Don du sang et homosexualité en Suisse, où en est-on ?

En 2015, 310’000 personnes ont donné leur sang en Suisse. Aucun don ne provenait d’un homosexuel. Ils sont exclus du don du sang, parce qu’ils ont tendance à être plus touchés par le VIH (Virus Immunodéficience Humaine) que les hétérosexuels, donc à le transmettre si un don du sang a lieu. Mais la communauté homosexuelle compte se battre pour pouvoir donner son sang, et avoir le droit de sauver des vies.  Pour en savoir plus, L’Article.ch a contacté l’association faîtière Transfusion de la Croix-Rouge Suisse (CRS) et l’association des hommes homosexuels en Suisse, Pink Cross.

Le VIH a été reconnu pour la première fois en 1980. Depuis, beaucoup de choses ont changés, les homosexuels n’étaient alors pas acceptés au sein de la société, ils n’avaient pas encore de droits. Aujourd’hui, les mentalités ont évolué dans nombreux pays occidentaux. Au fil du temps, les homosexuels ont pu accéder au mariage dans certains pays, ou au droit de donner leur sang. Dans quelques pays européens, tels l’Italie ou la Pologne, l’orientation sexuelle ne joue plus un rôle. Cela signifie qu’aucun délai d’attente n’est exigé, comme par exemple en Espagne ou en France. Transfusion CRS explique que ce délai s’appelle la « fenêtre sérologique ». Lors d’une infection immédiate, le test (contre le VIH) ne peut pas encore reconnaître les anticorps du virus. Le sang est strictement contrôlé, mais le test ne détecte une infection qu’après un certain temps. Le délai s’applique également aux hétérosexuels. Après avoir eu un comportement à risque ou lors d’un changement de partenaire, il faut attendre 4 mois.

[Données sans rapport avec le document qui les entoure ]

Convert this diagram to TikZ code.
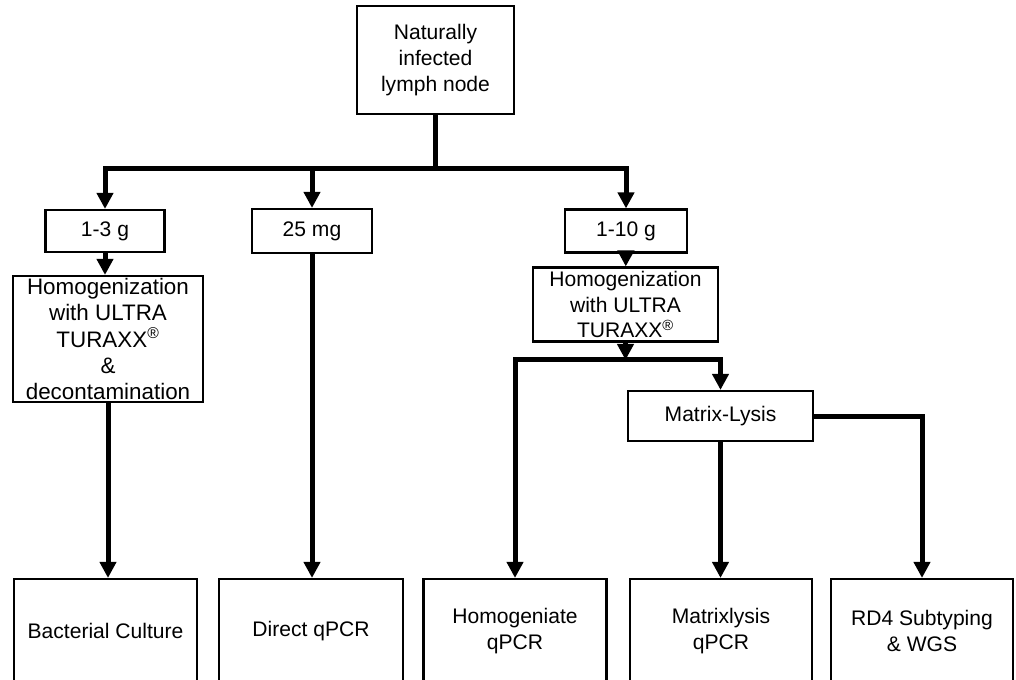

Transfusion CRS indique que « 10% des hommes homosexuels sont touchés par le VIH, c’est 30 fois plus que la moyenne. En 2014, 50% des personnes infectées étaient des hommes ayant eu des relations sexuelles avec des hommes, alors qu’ils représentent seulement 3% de la population active. » Les risques de transmission sont effectivement plus élevés. Pour Pink Cross il s’agit là de discrimination. Si l’association est consciente du risque, elle estime que c’est le comportement d’une personne qui doit déterminer si elle peut donner son sang, et non son orientation sexuelle. Au moment de donner leur sang, les candidats doivent remplir un questionnaire. Parmi les questions posées: « Avez-vous eu des rapports sexuels entre hommes depuis 1977 ? ». Les personnes hétérosexuelles présentent aussi un risque, même s’il est plus bas, c’est ce qui cause le mécontentement des homosexuels et des associations. D’autant plus que dans certains pays le don du sang est accessible à tous. Ces milieux ne comprennent donc pas la rigidité de Swissmedic, l’organisation chargée de donner l’accès ou non au don du sang.

Pink Cross continue son combat pour l’égalité. Quelles solutions pour un changement ? L’association ne croit pas à une loi suisse basée sur le modèle français, à savoir où seuls les homosexuels abstinents pendant une année peuvent donner leur sang. La discrimination sera réellement abolie à partir du moment où l’orientation sexuelle ne jouera plus de rôle, et qu’on ne colle pas « d’étiquette » sur les homosexuels, explique l’association.

Au Conseil fédéral ce sujet a également été mentionné. En 2012 une interpellation de Luc Recordon, ancien membre du Conseil des Etats, évoquait pour la première fois le côté discriminatoire de cette exclusion. Le Conseil fédéral s’était alors disposé à une révision de cette restriction. Trois ans plus tard, au printemps 2015, le conseiller national Daniel Stolz et le groupe BD (parti bourgeois-démocratique) du Conseil national ont déposé deux motions ayant pour but l’accès au don du sang aux homosexuels. Le Conseil fédéral soutient ces motions, et rajoute qu’il « est d’avis que le questionnaire doit être adapté et souhaiterait donc que cette modification intervienne dans les meilleurs délais ».

L’association Transfusion CRS souhaite une règlementation moins stricte, pour que les homosexuels puissent donner leur sang. En janvier 2016, l’organisation a affirmé vouloir trouver une solution qui serait «le plus juste possible entre les deux partis » (Pink Cross, et Swissmedic) d’ici la fin de l’année. Provisoirement, une loi s’apparentant au modèle français serait envisageable. Mais à long terme, Transfusion CRS souhaiterait, comme Pink Cross et le gouvernement, des critères se basant davantage sur le comportement d’une personne.